## What to do
Give only the number of lines in these records that contain the word "this".

## Data to use
[start]

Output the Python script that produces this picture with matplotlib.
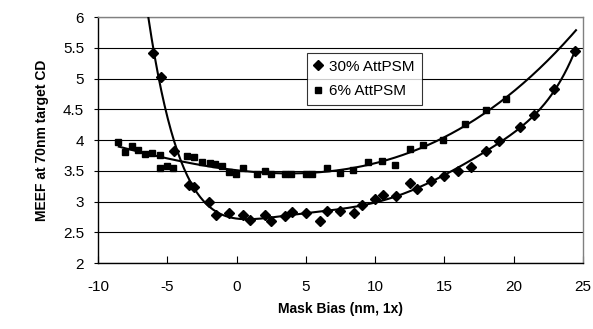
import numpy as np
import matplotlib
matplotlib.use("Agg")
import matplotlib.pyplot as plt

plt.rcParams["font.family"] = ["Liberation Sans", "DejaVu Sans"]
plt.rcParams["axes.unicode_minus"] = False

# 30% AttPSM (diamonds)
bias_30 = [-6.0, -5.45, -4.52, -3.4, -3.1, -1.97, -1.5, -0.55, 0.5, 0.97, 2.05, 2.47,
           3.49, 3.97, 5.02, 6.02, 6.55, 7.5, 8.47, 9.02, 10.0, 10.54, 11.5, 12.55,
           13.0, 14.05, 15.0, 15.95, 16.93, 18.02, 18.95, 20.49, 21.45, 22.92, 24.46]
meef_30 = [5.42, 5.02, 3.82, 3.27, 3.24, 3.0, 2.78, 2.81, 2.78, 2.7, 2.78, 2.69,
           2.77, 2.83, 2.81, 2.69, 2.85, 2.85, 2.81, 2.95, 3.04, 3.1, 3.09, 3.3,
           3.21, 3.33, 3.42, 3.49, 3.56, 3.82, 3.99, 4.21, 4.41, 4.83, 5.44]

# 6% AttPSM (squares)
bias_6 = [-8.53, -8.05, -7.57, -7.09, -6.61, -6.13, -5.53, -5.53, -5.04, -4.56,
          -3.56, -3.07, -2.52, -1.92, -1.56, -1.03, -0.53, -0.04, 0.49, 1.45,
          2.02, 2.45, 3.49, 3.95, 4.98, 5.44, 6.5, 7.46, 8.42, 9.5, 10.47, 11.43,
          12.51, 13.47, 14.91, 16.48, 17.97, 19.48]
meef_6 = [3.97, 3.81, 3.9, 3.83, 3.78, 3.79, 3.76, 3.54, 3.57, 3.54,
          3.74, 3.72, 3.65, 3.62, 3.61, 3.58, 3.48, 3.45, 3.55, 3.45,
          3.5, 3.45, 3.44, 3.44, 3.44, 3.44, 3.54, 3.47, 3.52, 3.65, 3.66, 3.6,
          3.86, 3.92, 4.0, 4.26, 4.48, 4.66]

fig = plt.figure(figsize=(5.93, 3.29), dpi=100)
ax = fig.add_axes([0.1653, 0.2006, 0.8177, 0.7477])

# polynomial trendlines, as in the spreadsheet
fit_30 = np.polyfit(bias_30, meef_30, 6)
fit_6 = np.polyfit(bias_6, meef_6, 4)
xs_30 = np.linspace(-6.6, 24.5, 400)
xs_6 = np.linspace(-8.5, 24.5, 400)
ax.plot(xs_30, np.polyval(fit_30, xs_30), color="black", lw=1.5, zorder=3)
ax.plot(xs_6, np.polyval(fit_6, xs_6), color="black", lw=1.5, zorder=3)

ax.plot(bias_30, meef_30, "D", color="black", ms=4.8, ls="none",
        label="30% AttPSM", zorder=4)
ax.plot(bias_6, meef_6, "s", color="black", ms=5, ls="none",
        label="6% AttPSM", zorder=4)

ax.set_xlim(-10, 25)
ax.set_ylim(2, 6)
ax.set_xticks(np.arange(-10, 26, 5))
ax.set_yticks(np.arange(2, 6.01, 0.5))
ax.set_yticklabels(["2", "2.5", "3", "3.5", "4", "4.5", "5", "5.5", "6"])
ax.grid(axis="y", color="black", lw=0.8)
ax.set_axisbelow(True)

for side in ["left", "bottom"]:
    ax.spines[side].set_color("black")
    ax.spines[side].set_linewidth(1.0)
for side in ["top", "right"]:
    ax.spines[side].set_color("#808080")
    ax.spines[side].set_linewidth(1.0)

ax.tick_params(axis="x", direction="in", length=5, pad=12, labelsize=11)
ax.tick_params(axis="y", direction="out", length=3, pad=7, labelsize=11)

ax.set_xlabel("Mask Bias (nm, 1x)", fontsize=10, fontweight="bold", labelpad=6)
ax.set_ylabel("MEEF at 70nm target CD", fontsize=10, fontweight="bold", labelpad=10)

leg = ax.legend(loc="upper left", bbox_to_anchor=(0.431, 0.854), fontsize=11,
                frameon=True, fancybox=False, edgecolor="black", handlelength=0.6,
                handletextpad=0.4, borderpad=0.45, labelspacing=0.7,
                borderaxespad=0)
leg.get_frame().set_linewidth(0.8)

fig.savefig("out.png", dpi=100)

[end]
[start]

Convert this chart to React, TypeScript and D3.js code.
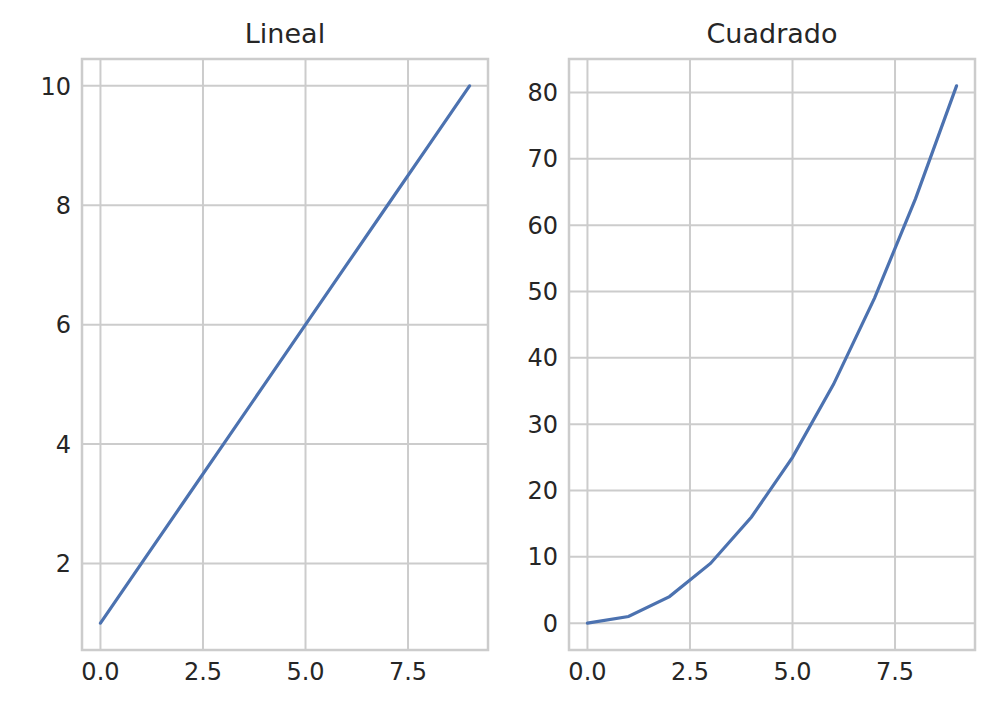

[end]

## Solution
2